A STAUNCH member of a North-East local amateur dramatics scene has been banned from working as a chiropodist after he was convicted of sexually abusing two teenage girls.

Maurice McShane, 54, persuaded his first victim to engage in sexual acts with him and twice groped the second girl in his car while it was parked outside a hotel in County Durham.

McShane had been involved in amateur dramatics for more than 20 years, playing roles for Seaham’s Vane Tempest Theatre Group and the Gilbert and Sullivan Society in South Shields, South Tyneside.

He admitted four charges of sexual indecency with a child, sexual activity with a child, and sexual assault of a child.

McShane, from Seaham, County Durham, was jailed for six years and one month at Durham Crown Court last March.

Speaking after his conviction, his first victim said the attack left her sick and made her feel it was all her fault.

She said: “I was clever, ambitious, but vulnerable.

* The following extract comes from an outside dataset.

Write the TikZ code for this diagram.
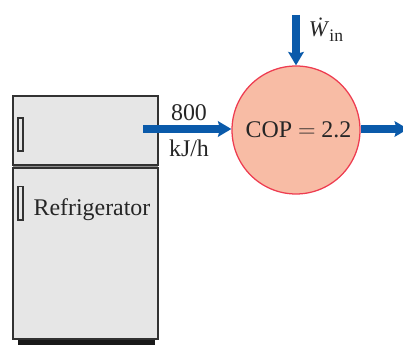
\documentclass[tikz,border=0pt]{standalone}
\usepackage{fontspec}
\setmainfont{Liberation Serif}
\usetikzlibrary{arrows.meta, positioning}
\definecolor{flowblue}{RGB}{10,90,170}
\definecolor{doorgray}{RGB}{230,230,230}
\definecolor{edgegray}{RGB}{50,50,50}
\definecolor{coolred}{RGB}{238,60,80}
\definecolor{coolfill}{RGB}{248,188,165}

\begin{document}
\begin{tikzpicture}[
    doorbox/.style={rectangle, draw=edgegray, line width=1.3pt, fill=doorgray,
        minimum width=3.625cm, inner sep=0pt},
    handlebox/.style={rectangle, draw=edgegray, line width=1.2pt, fill=doorgray,
        minimum width=0.13cm, minimum height=0.83cm, inner sep=0pt},
    basebox/.style={rectangle, fill=black!90, minimum width=3.425cm,
        minimum height=0.15cm, inner sep=0pt},
    seambox/.style={rectangle, fill=black!45, minimum width=3.6cm,
        minimum height=0.2cm, inner sep=0pt},
    cycle/.style={circle, draw=coolred, line width=0.9pt, fill=coolfill,
        minimum size=3.2cm, inner sep=0pt, font=\fontsize{17}{20}\selectfont, text=black!85},
    label/.style={font=\fontsize{17}{20}\selectfont, text=black!85, inner sep=0pt},
    arrow/.style={-{Stealth[length=9.5pt, width=11pt, inset=1.5pt]}, line width=5.2pt, draw=flowblue}
]
    \useasboundingbox (0,0) rectangle (10.075,8.6);

    % Refrigerator
    \node[basebox] (base) at (2.1625, 0.05) {};
    \node[seambox] (seam) at (2.1375, 4.45) {};
    \node[doorbox, minimum height=1.725cm] (freezer) at (2.1375, 5.3375) {};
    \node[doorbox, minimum height=4.28cm] (cabinet) at (2.1375, 2.26) {};
    \node[handlebox] (upper) at (0.5125, 5.24) {};
    \node[handlebox] (lower) at (0.5125, 3.52) {};
    \node[label] (fridge) at (2.3, 3.35) {Refrigerator};

    % Center
    \node[cycle] (cop) at (7.4, 5.35) {\hspace*{3.5pt}COP $=$ 2.2};

    % Arrows
    \coordinate (heatin) at (3.575, 5.375);
    \coordinate (workin) at (7.4, 8.225);
    \coordinate (heatout) at (10.2, 5.375);
    \draw[arrow] (heatin) -- (cop.west |- heatin);
    \draw[arrow] (workin) -- (cop.north);
    \draw[arrow] (cop.east |- heatout) -- (heatout);

    % Labels
    \node[label] (rate) at (4.725, 5.775) {800};
    \node[label] (unit) at (4.725, 4.9) {kJ/h};
    \node[label] (work) at (8.15, 7.85) {\fontsize{16}{20}\selectfont\textit{\.W}\raisebox{-3.5pt}{\fontsize{12.5}{15}\selectfont in}};
\end{tikzpicture}
\end{document}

“He made me feel adult before I was. I was used and manipulated by him, and for that I feel like an idiot, like it was all my fault.”

He sexually assaulted his second victim after parking near the Seaham Hall Hotel.

The Health and Care Professions Council (HCPC) found that his actions were intentional, prolonged, and incompatible with his continuing to practise.

Banning him from the profession, HCPC panel chairman William Nelson said: “There were elements of grooming and abuse of trust.

“The registrant’s offending took place over a number of years.

“He has shown no remorse for his past offending and no insight into the seriousness of his offences.

‘”The only proportionate and appropriate sanction is one of striking off.”

McShane, who was not present at the hearing in central London, was banned from the profession.